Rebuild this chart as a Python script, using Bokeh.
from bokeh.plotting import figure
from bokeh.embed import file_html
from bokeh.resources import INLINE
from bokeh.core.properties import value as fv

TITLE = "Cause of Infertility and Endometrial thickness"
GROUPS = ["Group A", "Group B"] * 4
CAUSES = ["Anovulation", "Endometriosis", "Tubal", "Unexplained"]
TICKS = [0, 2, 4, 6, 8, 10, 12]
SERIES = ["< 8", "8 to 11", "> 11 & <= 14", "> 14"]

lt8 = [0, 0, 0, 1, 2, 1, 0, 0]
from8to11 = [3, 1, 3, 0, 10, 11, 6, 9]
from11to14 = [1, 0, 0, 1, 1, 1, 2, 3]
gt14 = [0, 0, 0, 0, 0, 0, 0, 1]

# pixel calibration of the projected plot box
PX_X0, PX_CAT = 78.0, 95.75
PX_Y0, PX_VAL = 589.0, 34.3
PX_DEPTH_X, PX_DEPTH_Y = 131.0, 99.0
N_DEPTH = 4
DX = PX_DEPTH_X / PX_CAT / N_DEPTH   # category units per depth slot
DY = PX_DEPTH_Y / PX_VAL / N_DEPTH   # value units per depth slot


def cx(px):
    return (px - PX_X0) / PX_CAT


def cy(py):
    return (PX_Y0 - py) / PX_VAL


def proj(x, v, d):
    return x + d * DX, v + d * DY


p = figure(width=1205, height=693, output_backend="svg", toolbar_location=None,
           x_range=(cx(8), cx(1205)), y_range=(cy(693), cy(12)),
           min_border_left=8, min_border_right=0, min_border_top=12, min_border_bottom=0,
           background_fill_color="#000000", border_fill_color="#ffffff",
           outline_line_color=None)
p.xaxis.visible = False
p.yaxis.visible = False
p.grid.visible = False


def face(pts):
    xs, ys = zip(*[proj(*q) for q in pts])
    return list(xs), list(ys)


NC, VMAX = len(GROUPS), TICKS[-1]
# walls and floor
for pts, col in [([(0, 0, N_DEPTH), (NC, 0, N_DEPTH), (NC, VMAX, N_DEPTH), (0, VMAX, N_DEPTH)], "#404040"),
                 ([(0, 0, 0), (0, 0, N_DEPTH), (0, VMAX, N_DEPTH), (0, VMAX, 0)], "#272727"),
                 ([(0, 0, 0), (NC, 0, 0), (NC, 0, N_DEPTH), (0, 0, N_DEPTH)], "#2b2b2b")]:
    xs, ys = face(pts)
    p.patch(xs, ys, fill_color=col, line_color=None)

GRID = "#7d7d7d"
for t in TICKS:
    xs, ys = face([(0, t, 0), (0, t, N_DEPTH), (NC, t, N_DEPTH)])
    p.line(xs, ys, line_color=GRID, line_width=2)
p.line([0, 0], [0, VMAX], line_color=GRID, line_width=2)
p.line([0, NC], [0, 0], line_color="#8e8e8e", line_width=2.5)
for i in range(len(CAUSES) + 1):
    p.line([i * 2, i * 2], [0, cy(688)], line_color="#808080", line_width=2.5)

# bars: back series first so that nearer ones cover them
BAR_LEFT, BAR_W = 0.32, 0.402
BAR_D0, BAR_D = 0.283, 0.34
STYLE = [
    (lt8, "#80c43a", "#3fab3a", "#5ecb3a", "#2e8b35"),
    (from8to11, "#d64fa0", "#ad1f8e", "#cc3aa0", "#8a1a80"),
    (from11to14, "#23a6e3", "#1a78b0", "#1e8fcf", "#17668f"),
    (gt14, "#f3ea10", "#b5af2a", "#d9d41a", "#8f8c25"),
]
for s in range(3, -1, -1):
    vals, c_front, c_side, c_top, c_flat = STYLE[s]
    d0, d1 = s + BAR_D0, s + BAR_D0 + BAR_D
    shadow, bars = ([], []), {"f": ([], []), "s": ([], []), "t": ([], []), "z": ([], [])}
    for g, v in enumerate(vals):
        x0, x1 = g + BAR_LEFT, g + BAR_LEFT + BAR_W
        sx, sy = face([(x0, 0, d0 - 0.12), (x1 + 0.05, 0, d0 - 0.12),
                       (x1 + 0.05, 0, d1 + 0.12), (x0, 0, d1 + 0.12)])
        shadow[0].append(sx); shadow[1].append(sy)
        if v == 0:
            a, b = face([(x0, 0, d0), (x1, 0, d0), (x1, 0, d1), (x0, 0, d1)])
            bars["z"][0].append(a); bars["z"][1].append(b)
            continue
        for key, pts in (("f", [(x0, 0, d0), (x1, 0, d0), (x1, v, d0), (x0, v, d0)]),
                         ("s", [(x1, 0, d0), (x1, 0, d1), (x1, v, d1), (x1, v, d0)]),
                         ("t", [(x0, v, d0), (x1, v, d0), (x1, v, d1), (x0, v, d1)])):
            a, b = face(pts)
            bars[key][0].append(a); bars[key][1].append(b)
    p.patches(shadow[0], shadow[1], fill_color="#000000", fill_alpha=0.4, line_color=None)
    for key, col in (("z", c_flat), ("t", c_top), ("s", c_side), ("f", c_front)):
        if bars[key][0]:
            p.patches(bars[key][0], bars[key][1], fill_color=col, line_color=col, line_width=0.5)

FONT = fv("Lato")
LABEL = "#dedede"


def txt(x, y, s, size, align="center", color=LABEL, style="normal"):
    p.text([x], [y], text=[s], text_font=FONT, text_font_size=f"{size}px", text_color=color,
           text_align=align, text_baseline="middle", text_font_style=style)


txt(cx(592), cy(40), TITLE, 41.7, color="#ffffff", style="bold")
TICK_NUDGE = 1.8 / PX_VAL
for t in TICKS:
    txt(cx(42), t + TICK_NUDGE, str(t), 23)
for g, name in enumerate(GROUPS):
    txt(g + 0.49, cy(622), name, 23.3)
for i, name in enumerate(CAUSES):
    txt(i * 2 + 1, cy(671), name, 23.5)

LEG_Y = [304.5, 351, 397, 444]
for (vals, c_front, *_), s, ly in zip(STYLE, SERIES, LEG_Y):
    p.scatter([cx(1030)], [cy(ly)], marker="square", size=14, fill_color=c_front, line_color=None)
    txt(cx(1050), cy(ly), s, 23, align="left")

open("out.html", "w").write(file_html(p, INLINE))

▶ _PROBLEM DETAILS_: Only the lines from the first line of the material above through the line that contains "return x + d * DX, v + d * DY" should be quoted, each one exactly.

▶ _FULL ANSWER_:
Rebuild this chart as a Python script, using Bokeh.
from bokeh.plotting import figure
from bokeh.embed import file_html
from bokeh.resources import INLINE
from bokeh.core.properties import value as fv

TITLE = "Cause of Infertility and Endometrial thickness"
GROUPS = ["Group A", "Group B"] * 4
CAUSES = ["Anovulation", "Endometriosis", "Tubal", "Unexplained"]
TICKS = [0, 2, 4, 6, 8, 10, 12]
SERIES = ["< 8", "8 to 11", "> 11 & <= 14", "> 14"]

lt8 = [0, 0, 0, 1, 2, 1, 0, 0]
from8to11 = [3, 1, 3, 0, 10, 11, 6, 9]
from11to14 = [1, 0, 0, 1, 1, 1, 2, 3]
gt14 = [0, 0, 0, 0, 0, 0, 0, 1]

# pixel calibration of the projected plot box
PX_X0, PX_CAT = 78.0, 95.75
PX_Y0, PX_VAL = 589.0, 34.3
PX_DEPTH_X, PX_DEPTH_Y = 131.0, 99.0
N_DEPTH = 4
DX = PX_DEPTH_X / PX_CAT / N_DEPTH   # category units per depth slot
DY = PX_DEPTH_Y / PX_VAL / N_DEPTH   # value units per depth slot


def cx(px):
    return (px - PX_X0) / PX_CAT


def cy(py):
    return (PX_Y0 - py) / PX_VAL


def proj(x, v, d):
    return x + d * DX, v + d * DY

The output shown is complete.